Exercise input |
______

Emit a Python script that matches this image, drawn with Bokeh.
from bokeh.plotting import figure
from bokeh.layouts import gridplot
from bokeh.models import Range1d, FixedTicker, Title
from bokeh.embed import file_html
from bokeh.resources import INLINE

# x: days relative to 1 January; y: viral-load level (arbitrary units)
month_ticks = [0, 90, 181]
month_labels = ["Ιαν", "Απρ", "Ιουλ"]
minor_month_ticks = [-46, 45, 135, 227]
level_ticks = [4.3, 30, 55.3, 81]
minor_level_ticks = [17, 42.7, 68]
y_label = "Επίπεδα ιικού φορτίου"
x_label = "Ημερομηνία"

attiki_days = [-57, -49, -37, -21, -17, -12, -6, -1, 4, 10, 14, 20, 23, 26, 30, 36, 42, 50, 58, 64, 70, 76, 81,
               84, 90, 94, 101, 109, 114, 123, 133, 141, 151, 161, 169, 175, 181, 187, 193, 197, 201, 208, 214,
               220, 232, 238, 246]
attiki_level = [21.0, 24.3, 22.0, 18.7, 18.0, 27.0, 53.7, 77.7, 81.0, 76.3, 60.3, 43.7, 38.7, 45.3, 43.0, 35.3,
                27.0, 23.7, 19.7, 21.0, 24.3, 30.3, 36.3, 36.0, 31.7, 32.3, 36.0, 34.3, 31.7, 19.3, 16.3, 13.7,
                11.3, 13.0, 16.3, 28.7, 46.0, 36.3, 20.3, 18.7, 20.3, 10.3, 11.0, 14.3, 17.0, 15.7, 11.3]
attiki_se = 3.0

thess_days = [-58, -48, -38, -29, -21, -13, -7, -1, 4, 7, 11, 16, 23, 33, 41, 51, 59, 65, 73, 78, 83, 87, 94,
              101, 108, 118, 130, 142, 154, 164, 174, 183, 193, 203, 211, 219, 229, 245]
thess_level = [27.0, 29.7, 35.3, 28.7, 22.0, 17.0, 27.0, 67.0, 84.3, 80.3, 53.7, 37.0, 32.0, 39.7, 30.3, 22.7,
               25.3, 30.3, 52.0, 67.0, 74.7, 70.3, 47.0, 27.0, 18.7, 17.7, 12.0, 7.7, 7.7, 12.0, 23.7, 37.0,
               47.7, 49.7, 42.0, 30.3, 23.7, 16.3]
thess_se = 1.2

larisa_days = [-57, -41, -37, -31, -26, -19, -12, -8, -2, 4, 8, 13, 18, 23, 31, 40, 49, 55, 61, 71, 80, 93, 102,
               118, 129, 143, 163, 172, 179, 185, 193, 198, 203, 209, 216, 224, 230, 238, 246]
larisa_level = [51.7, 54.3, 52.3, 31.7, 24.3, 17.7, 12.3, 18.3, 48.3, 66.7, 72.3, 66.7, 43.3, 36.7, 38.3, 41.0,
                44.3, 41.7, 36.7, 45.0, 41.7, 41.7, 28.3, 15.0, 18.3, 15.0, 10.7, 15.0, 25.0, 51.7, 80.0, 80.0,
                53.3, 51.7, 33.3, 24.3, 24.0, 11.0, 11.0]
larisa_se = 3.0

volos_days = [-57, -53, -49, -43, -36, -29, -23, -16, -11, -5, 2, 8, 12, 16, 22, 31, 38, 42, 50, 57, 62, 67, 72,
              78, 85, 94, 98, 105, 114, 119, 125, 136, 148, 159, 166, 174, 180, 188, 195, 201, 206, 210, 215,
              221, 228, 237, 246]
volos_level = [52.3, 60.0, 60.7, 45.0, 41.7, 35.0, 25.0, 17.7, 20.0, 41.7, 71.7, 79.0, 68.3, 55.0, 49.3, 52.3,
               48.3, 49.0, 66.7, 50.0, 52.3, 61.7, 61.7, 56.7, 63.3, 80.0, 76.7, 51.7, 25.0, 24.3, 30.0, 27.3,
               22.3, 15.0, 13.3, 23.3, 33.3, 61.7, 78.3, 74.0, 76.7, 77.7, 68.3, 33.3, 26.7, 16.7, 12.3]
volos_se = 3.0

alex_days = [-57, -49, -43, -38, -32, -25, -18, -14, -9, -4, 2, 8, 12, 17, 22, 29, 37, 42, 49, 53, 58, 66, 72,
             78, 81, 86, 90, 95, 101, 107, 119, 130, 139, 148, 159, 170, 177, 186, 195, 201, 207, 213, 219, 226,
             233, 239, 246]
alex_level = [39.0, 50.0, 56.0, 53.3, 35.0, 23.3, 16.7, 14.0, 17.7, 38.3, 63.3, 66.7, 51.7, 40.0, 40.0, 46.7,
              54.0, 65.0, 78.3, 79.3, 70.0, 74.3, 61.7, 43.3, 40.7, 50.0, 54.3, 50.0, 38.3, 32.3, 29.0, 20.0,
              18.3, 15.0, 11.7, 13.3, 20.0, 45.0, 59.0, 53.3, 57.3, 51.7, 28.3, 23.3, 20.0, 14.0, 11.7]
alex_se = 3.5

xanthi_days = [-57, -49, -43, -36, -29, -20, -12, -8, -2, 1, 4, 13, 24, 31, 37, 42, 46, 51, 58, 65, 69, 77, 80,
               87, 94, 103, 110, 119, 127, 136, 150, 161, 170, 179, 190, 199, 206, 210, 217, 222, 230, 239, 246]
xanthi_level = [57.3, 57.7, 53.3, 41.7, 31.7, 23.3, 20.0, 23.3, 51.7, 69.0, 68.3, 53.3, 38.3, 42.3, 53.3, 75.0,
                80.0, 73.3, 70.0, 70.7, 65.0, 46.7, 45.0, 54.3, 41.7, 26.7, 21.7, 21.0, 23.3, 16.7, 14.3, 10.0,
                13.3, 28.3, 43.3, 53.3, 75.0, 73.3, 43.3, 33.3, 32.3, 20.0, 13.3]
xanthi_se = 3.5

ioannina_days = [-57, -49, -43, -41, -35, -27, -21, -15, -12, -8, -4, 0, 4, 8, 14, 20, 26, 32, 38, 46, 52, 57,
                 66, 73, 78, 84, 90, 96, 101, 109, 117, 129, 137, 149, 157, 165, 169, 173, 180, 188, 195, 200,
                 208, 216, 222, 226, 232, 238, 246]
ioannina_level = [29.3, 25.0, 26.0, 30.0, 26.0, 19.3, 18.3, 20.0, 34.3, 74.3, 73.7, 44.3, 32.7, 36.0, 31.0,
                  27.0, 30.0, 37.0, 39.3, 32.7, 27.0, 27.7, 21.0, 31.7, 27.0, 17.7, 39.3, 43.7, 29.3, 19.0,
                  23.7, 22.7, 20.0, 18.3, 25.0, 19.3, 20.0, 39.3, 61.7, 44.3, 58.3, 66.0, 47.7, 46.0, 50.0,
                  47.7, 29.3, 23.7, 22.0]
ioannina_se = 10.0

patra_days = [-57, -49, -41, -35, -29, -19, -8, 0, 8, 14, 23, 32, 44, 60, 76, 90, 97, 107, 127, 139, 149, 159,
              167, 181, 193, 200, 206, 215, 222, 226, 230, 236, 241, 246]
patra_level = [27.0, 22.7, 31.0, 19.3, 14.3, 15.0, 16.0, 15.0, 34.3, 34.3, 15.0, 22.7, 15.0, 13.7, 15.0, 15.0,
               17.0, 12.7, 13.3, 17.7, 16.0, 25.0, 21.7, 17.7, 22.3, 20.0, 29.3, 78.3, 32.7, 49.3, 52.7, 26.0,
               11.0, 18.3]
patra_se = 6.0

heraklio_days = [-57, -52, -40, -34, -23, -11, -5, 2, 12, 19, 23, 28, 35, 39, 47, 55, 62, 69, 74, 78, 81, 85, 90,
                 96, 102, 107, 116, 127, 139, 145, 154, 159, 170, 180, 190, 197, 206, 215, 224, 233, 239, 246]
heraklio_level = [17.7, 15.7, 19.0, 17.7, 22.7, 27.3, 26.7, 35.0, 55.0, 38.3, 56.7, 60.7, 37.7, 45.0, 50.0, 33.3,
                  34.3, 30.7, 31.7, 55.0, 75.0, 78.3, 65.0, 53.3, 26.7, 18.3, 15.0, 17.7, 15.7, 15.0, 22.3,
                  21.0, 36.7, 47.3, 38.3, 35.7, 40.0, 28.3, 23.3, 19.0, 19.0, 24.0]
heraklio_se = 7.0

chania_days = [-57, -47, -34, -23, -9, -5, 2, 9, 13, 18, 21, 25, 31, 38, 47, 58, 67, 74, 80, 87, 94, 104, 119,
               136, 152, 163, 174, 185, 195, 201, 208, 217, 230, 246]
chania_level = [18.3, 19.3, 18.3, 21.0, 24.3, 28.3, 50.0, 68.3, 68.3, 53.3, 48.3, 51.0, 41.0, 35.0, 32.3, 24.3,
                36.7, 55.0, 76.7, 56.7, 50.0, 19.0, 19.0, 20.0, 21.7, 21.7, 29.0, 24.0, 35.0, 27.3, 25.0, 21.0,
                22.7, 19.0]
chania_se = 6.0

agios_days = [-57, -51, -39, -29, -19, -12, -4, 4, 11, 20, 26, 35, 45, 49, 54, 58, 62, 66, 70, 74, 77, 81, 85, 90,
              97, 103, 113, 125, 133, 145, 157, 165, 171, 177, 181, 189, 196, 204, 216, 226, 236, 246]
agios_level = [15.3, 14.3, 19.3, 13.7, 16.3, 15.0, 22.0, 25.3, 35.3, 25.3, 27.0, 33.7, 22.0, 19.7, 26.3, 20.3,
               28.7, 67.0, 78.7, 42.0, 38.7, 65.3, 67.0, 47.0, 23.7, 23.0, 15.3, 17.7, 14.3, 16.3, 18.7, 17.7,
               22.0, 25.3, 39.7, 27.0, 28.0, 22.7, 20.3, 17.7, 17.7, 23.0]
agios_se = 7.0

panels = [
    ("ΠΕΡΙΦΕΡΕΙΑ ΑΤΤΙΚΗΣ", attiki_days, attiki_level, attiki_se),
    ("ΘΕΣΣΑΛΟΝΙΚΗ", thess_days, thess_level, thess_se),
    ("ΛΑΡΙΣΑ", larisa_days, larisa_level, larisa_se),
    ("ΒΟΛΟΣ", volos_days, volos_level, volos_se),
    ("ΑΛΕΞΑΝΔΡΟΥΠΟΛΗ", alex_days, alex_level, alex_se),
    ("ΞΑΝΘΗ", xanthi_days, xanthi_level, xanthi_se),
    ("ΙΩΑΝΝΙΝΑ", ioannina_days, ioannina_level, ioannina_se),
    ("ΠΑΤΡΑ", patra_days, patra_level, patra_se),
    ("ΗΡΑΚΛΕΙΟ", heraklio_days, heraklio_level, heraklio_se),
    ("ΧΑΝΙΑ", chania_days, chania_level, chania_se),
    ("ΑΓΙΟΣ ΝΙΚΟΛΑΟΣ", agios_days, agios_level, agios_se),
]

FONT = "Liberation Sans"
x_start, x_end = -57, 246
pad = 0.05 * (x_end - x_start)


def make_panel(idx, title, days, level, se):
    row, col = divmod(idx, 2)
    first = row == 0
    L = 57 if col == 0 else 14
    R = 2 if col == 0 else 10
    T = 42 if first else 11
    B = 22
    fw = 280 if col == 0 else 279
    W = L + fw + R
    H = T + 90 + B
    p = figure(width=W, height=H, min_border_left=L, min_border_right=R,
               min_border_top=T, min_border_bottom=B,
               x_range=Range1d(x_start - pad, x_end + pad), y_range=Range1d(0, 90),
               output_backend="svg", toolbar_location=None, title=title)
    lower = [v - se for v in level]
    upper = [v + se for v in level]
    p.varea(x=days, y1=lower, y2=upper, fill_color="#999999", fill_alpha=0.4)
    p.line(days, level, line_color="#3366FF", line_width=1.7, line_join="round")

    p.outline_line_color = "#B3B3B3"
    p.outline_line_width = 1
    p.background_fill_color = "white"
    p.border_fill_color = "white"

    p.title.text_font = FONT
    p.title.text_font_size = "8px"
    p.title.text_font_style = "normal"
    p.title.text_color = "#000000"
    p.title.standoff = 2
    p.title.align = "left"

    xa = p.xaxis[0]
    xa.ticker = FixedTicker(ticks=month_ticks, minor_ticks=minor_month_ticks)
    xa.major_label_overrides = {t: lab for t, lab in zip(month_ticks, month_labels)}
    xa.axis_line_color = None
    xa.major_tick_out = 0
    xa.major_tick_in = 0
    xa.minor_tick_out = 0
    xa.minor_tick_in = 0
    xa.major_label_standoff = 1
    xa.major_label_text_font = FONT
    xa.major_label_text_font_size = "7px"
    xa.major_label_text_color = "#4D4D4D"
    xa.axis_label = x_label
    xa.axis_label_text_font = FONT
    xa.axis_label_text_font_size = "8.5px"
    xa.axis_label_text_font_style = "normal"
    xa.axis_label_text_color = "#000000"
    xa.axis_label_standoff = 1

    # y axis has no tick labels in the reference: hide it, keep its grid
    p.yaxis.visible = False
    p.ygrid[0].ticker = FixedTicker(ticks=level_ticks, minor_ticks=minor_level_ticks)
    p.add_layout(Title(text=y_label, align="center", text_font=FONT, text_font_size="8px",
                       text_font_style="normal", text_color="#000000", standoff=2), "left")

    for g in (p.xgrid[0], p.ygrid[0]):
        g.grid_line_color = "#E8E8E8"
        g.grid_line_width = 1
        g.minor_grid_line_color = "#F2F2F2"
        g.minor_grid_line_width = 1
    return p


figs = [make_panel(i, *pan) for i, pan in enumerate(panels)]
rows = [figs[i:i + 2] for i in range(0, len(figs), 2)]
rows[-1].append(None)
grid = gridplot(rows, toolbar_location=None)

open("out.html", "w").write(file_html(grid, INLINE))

______

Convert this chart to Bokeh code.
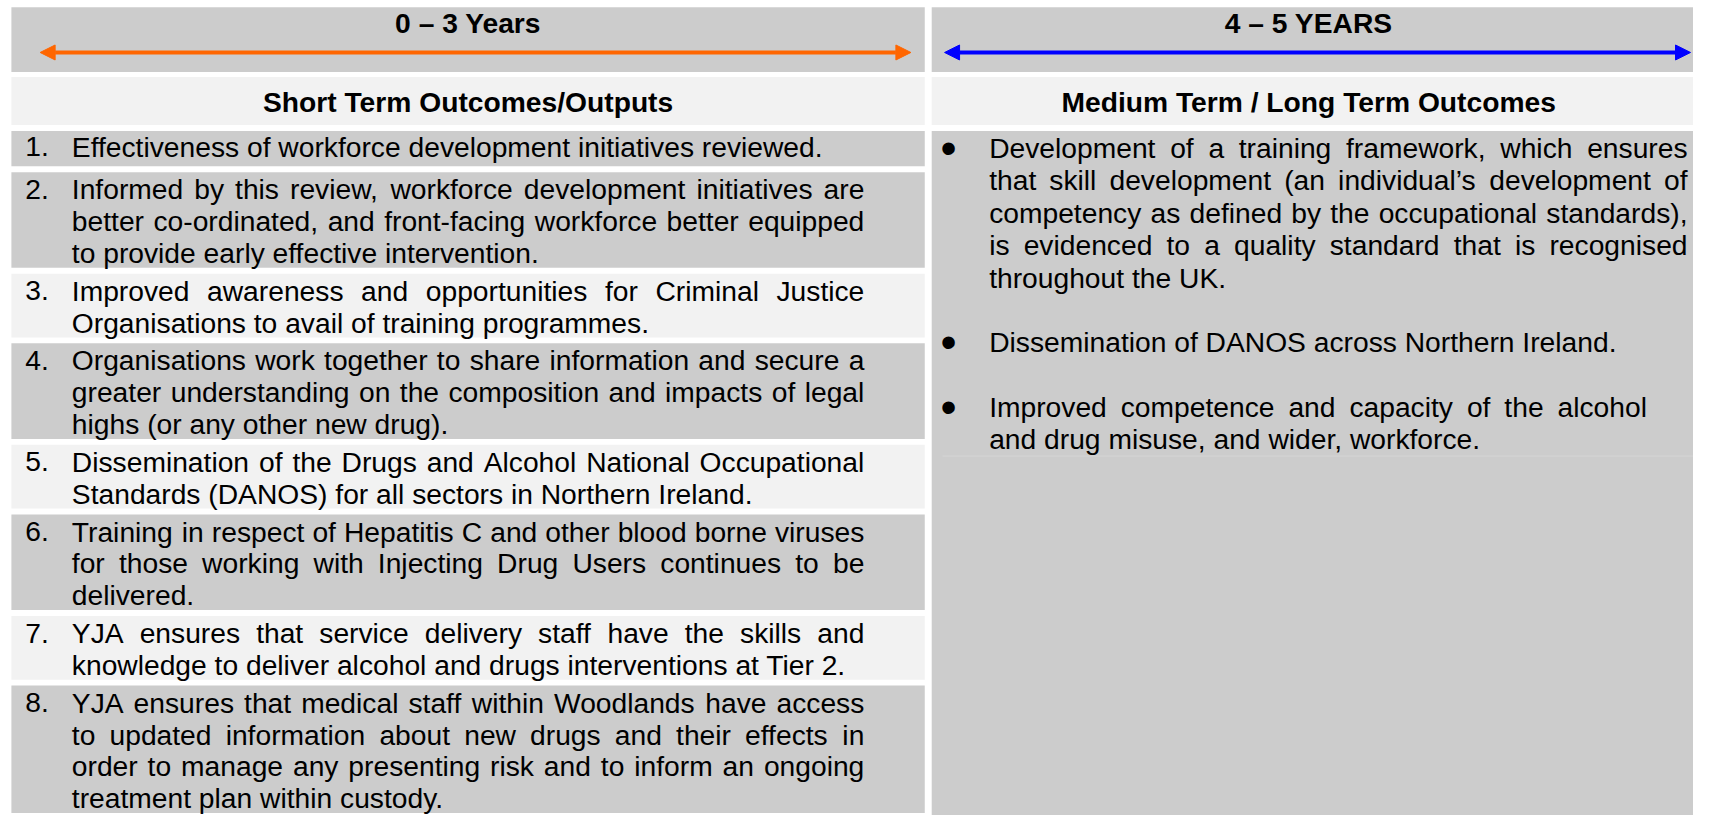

______

Given task | Copy exactly, and only, the lines from the one containing "Emit a Python" through the one containing "attiki_se = 3.0".

Written response |
Emit a Python script that matches this image, drawn with Bokeh.
from bokeh.plotting import figure
from bokeh.layouts import gridplot
from bokeh.models import Range1d, FixedTicker, Title
from bokeh.embed import file_html
from bokeh.resources import INLINE

# x: days relative to 1 January; y: viral-load level (arbitrary units)
month_ticks = [0, 90, 181]
month_labels = ["Ιαν", "Απρ", "Ιουλ"]
minor_month_ticks = [-46, 45, 135, 227]
level_ticks = [4.3, 30, 55.3, 81]
minor_level_ticks = [17, 42.7, 68]
y_label = "Επίπεδα ιικού φορτίου"
x_label = "Ημερομηνία"

attiki_days = [-57, -49, -37, -21, -17, -12, -6, -1, 4, 10, 14, 20, 23, 26, 30, 36, 42, 50, 58, 64, 70, 76, 81,
               84, 90, 94, 101, 109, 114, 123, 133, 141, 151, 161, 169, 175, 181, 187, 193, 197, 201, 208, 214,
               220, 232, 238, 246]
attiki_level = [21.0, 24.3, 22.0, 18.7, 18.0, 27.0, 53.7, 77.7, 81.0, 76.3, 60.3, 43.7, 38.7, 45.3, 43.0, 35.3,
                27.0, 23.7, 19.7, 21.0, 24.3, 30.3, 36.3, 36.0, 31.7, 32.3, 36.0, 34.3, 31.7, 19.3, 16.3, 13.7,
                11.3, 13.0, 16.3, 28.7, 46.0, 36.3, 20.3, 18.7, 20.3, 10.3, 11.0, 14.3, 17.0, 15.7, 11.3]
attiki_se = 3.0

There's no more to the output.